-------- DATA --------

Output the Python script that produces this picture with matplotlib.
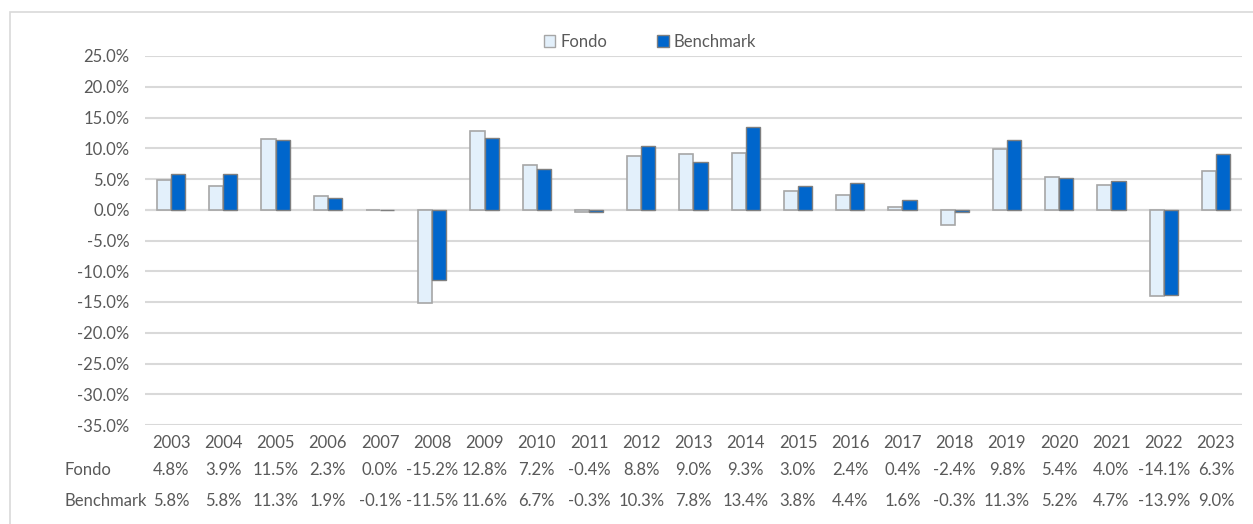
import numpy as np
import matplotlib.pyplot as plt
from matplotlib.patches import Rectangle, Patch
from matplotlib.ticker import FuncFormatter
import matplotlib.transforms as mtransforms

years = [2003, 2004, 2005, 2006, 2007, 2008, 2009, 2010, 2011, 2012, 2013,
         2014, 2015, 2016, 2017, 2018, 2019, 2020, 2021, 2022, 2023]
fondo = [4.8, 3.9, 11.5, 2.3, 0.0, -15.2, 12.8, 7.2, -0.4, 8.8, 9.0,
         9.3, 3.0, 2.4, 0.4, -2.4, 9.8, 5.4, 4.0, -14.1, 6.3]
benchmark = [5.8, 5.8, 11.3, 1.9, -0.1, -11.5, 11.6, 6.7, -0.3, 10.3, 7.8,
             13.4, 3.8, 4.4, 1.6, -0.3, 11.3, 5.2, 4.7, -13.9, 9.0]

plt.rcParams['font.family'] = ['Lato', 'DejaVu Sans']
txt_color = '#595959'
grid_color = '#D9D9D9'
fs = 12

W, H = 1253, 524
fig = plt.figure(figsize=(W / 100, H / 100), dpi=100)
ax = fig.add_axes([145 / W, 1 - 425 / H, (1242 - 145) / W, (425 - 56) / H])

x = np.arange(len(years))
bw = 0.27
ax.bar(x - bw / 2, fondo, bw, color='#E3F0FB', edgecolor='#A6A6A6', linewidth=1.2, zorder=3)
ax.bar(x + bw / 2, benchmark, bw, color='#0066CC', edgecolor='#7F7F7F', linewidth=1.0, zorder=3)

ax.set_ylim(-35, 25)
ax.set_xlim(-0.5, len(years) - 0.5)
ax.set_yticks(np.arange(-35, 26, 5))
ax.yaxis.set_major_formatter(FuncFormatter(lambda v, p: f"{v:.1f}%"))
ax.grid(axis='y', color=grid_color, linewidth=1.5, zorder=0)
ax.axhline(0, color=grid_color, linewidth=1.5, zorder=2)
for s in ax.spines.values():
    s.set_visible(False)
ax.tick_params(axis='y', length=0, pad=11, labelsize=fs, labelcolor=txt_color)
ax.set_xticks(x)
ax.set_xticklabels([str(y) for y in years])
ax.tick_params(axis='x', length=0, pad=7, labelsize=fs, labelcolor=txt_color)

# data table below the chart
trans = mtransforms.blended_transform_factory(ax.transData, fig.transFigure)
for i in range(len(years)):
    ax.text(x[i], 1 - 470 / H, f"{fondo[i]:.1f}%", transform=trans, ha='center', va='center',
            fontsize=fs, color=txt_color)
    ax.text(x[i], 1 - 501 / H, f"{benchmark[i]:.1f}%", transform=trans, ha='center', va='center',
            fontsize=fs, color=txt_color)
fig.text(65 / W, 1 - 470 / H, 'Fondo', ha='left', va='center', fontsize=fs, color=txt_color)
fig.text(65 / W, 1 - 501 / H, 'Benchmark', ha='left', va='center', fontsize=fs, color=txt_color)

# legend
handles = [Patch(facecolor='#E3F0FB', edgecolor='#A6A6A6', label='Fondo'),
           Patch(facecolor='#0066CC', edgecolor='#7F7F7F', label='Benchmark')]
fig.legend(handles=handles, loc='center', bbox_to_anchor=(650 / W, 1 - 42 / H), ncol=2,
           frameon=False, fontsize=fs, labelcolor=txt_color, handlelength=0.7, handleheight=0.7,
           handletextpad=0.3, columnspacing=3.0)

# outer chart frame
fig.patches.append(Rectangle((10 / W, -0.1), 1.2, 1.1 - 12 / H, transform=fig.transFigure,
                             fill=False, edgecolor=grid_color, linewidth=1.2))

fig.savefig('out.png', dpi=100, facecolor='white')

--------

**REQUIREMENTS**
Select all lines in the listing that include the word "matplotlib".

**SOLUTION FOR THIS EXERCISE**
Output the Python script that produces this picture with matplotlib.
import matplotlib.pyplot as plt
from matplotlib.patches import Rectangle, Patch
from matplotlib.ticker import FuncFormatter
import matplotlib.transforms as mtransforms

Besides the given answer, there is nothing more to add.